Квартиры в Петербурге очень дороги и не отличаются ни удобством, ни роскошью. Чем квартира меньше, тем она наименее удобна и тем обходится для нанимателя дороже: если за вполне порядочную квартиру приходится платить хоть тысячу двести рублей, то за квартиру втрое меньшую и худшую придется заплатить почти половину стоимости первой квартиры. В первой квартире будет пять или шесть комнат, людские, ванна, два входа, окна на улицу; во второй квартире будет только три комнаты, без ванной, с окнами на двор и с одним грязным ходом. Следовательно, и в первом случае вы платите за каждую комнату около двухсот рублей и во втором тоже – около двухсот рублей в год, хотя комнаты меньше и хуже.
Понятно, что барские квартиры, стоимостью от полутора-двух тысяч рублей и выше, обширны, удобны и отделаны с комфортом. Но нанимателей таких квартир немного и громадное большинство питерцев ютится в небольших квартирах (от трех до пяти комнат) стоимостью от пятисот до тысячи рублей в год.
В 1844 году в городе был принят знаменитый высотный регламент – «Правила об ограничении постройки в С.-Петербурге высоких зданий и надстроек этажей на существующих зданиях». Этот регламент постанавливал «не допускать постройки жилых зданий высотой более 11 сажен (23,5 м. – Ред.)», а «высота возводимых вновь домов не должна превышать ширину улиц и переулков, где они строятся».

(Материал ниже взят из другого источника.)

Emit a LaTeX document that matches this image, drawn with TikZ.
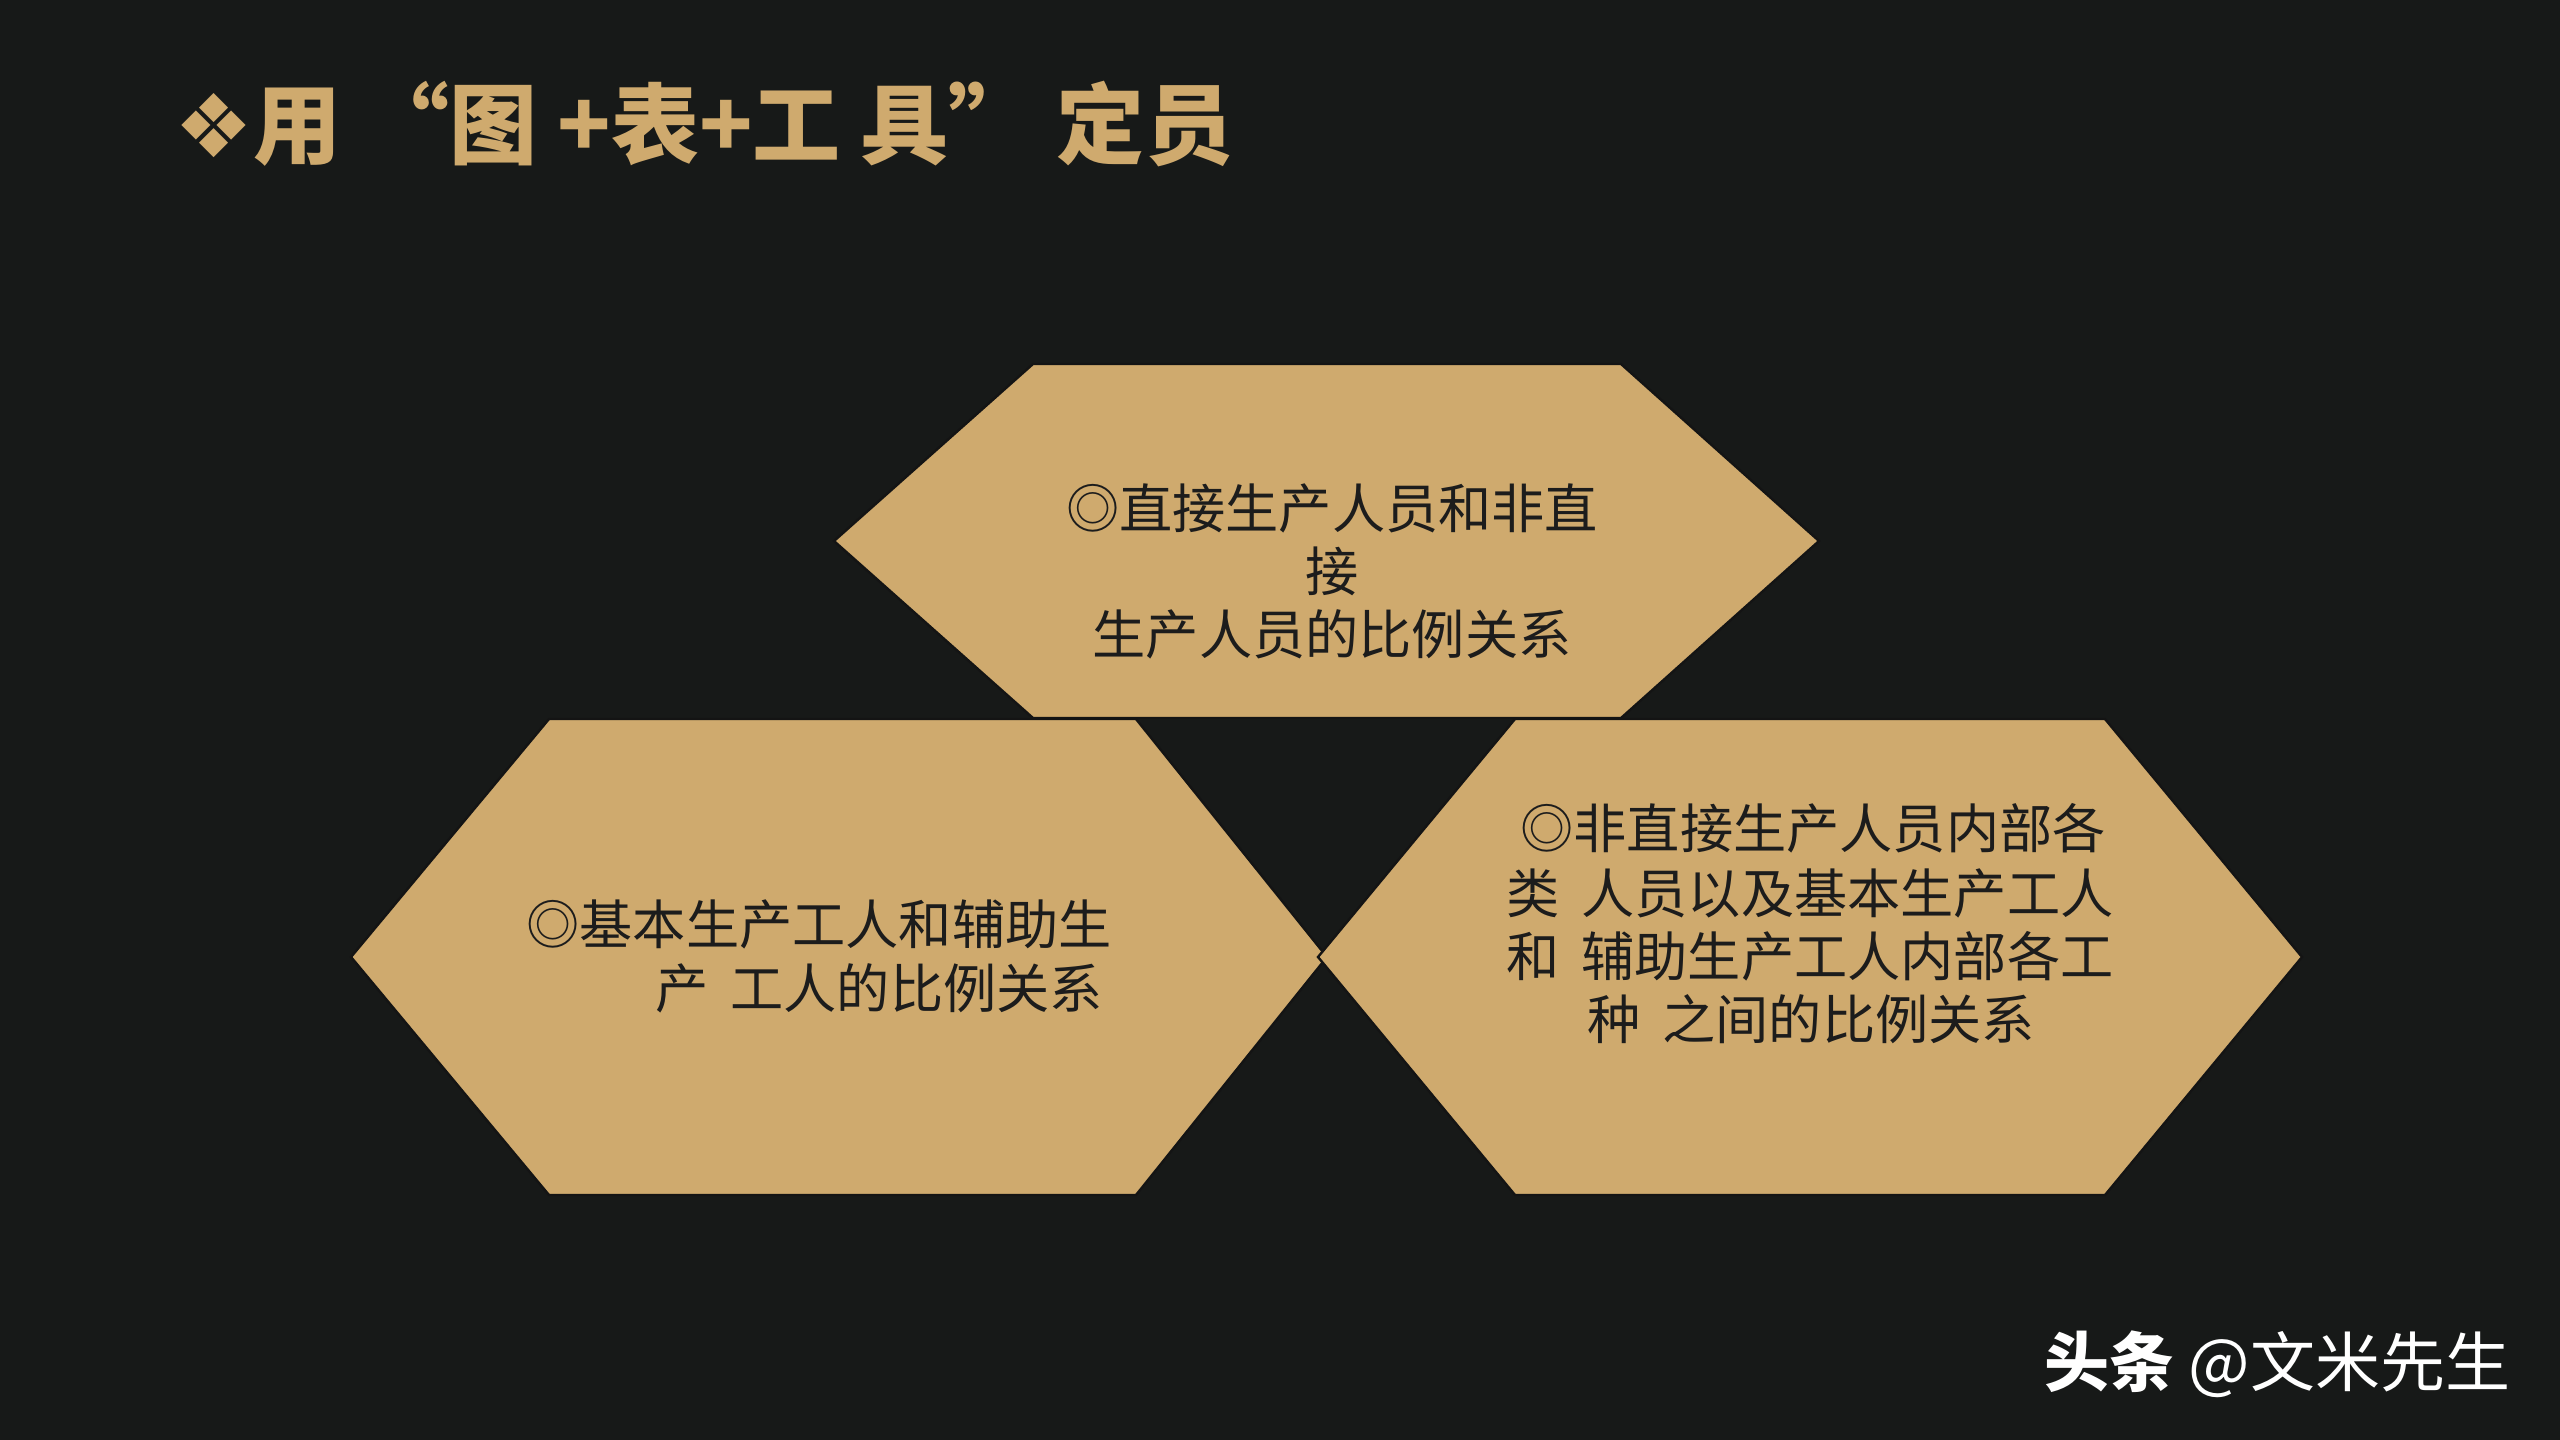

Кони Клодта и холера, 1842 год«Художественная газета», Александр Башуцкий
Петербург пережил смерть поэта – и продолжил украшаться. В начале 1840-х годов был перестроен старый Аничков мост, который затруднял движение по Невскому. На гранитных пьедесталах по четырем углам моста установили скульптурные группы работы П. К. Клодта, первоначально предназначавшиеся для украшения Адмиралтейской набережной, – знаменитых «Коней». Императорским указом «за отличное произведение конных групп для Аничкова моста» скульптору пожаловали орден Святой Анны третьей степени и орден Святого Владимира четвертой степени, а «Кони» Клодта со временем сделались одной из главных достопримечательностей города.

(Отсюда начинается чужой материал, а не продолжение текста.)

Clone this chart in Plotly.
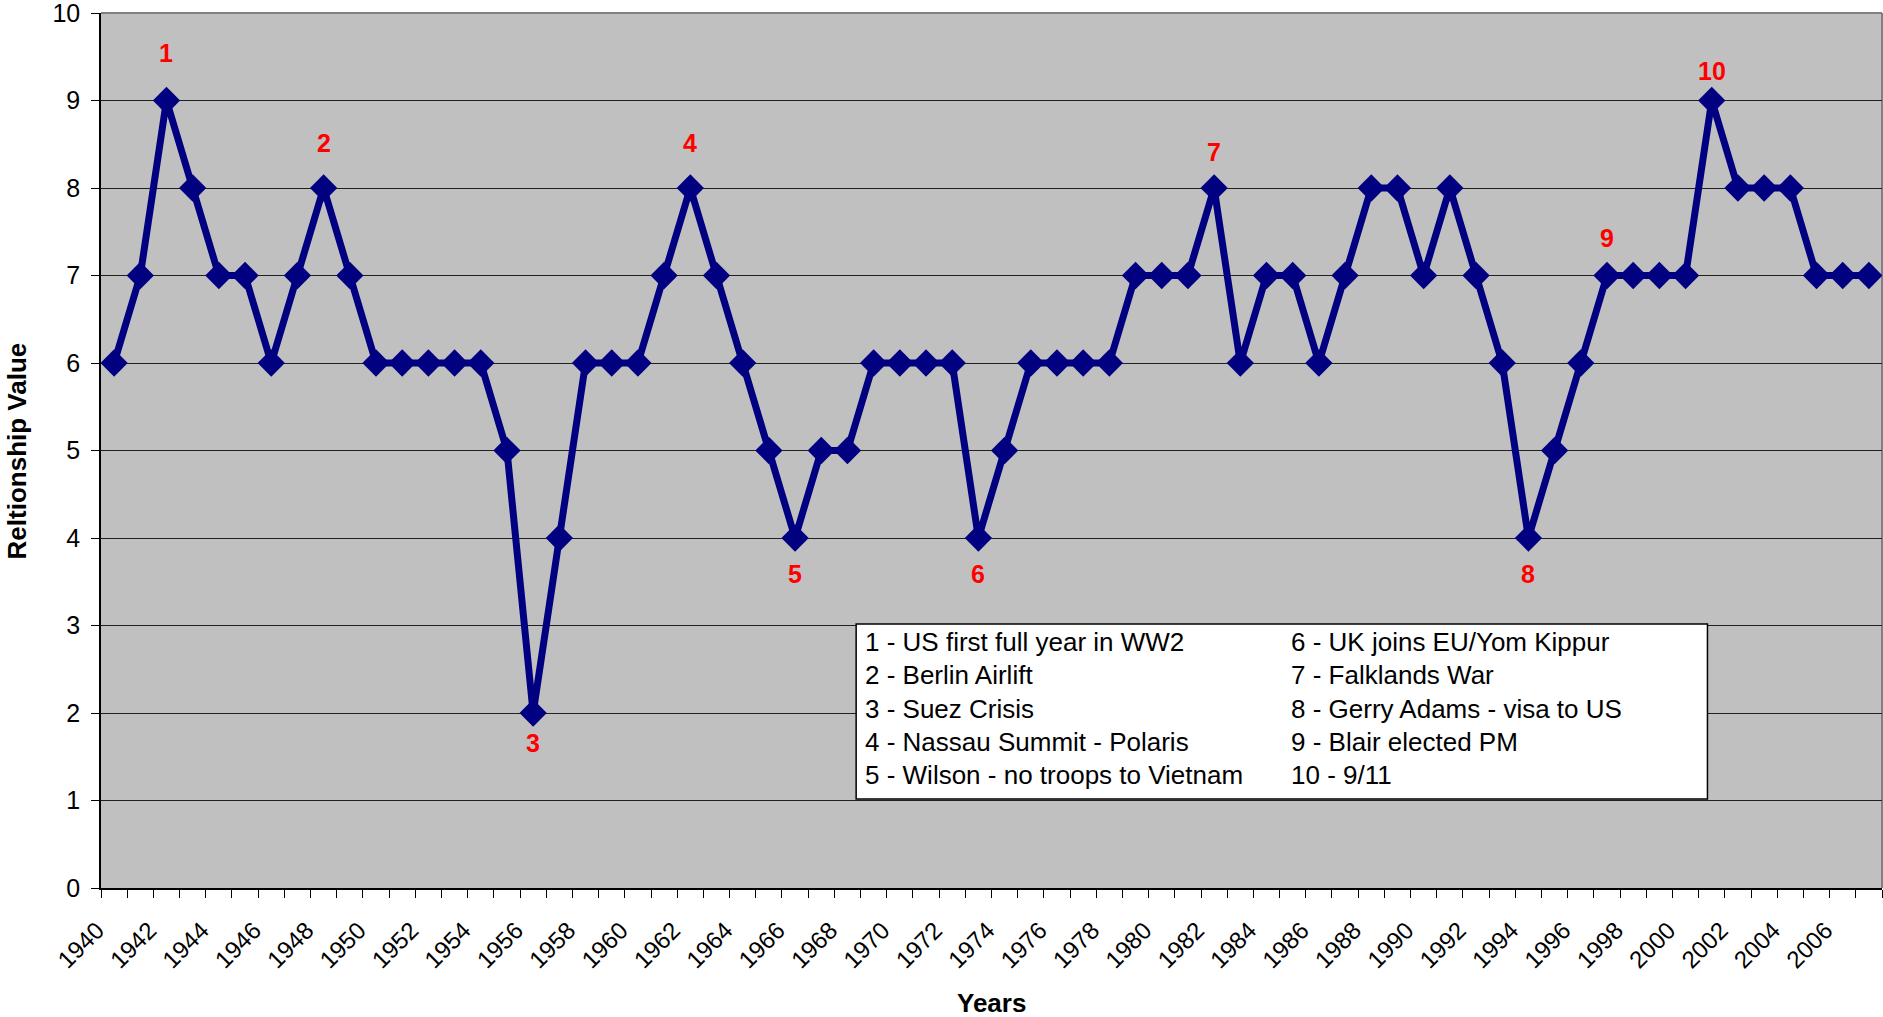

«Художественная газета», издававшаяся в Петербурге, комментировала процесс отливки и установки скульптурных групп.
Взгляд на выставку художественных произведений. Скульптура.
За исключением барона Клота фон Юргенсбурга, шагнувшего в короткое время из среды любителей на степень первоклассного, единственного в своем роде художника, все прочие молодые скульпторы, принесшие свои произведения на последнюю трехгодичную выставку, принадлежат к числу начинающих. <...>
Нам бы прежде всего следовало говорить о колоссальной бронзовой группе «Коня и возничего», вылитой профессором бароном Клотом, по его же модели, как о важнейшем и замечательнейшем произведении нашей современной скульптуры; но мы этого не сделаем. Произведения барона Клота всего убедительнее говорят сами за себя. Они составляют эпоху в развитии художеств в нашем отечестве, и им должна быть посвящена особая статья. Как бы хороши ни были наши молодые таланты, заслуженного мастера мы умеем отличить и отделить от них. <...>
Отчет Императорской Академии художеств за 1839/40 академический год:
Профессор и литейный мастер барон П. К. Клот окончил модель 2-й группы «Коня с водничим» и сделал несколько лошадей в малом виде; отлил из бронзы 8 фигур ангелов для балюстрады Исаакиевского собора; барельеф для памятника живописцу Сильвестру Щедрину; льва и бюст для памятника генералу Бистрому; бюсты П. А. Кикина и И. П. Мартоса; и для отливки из меди конной группы составил восковую модель под каменную работу.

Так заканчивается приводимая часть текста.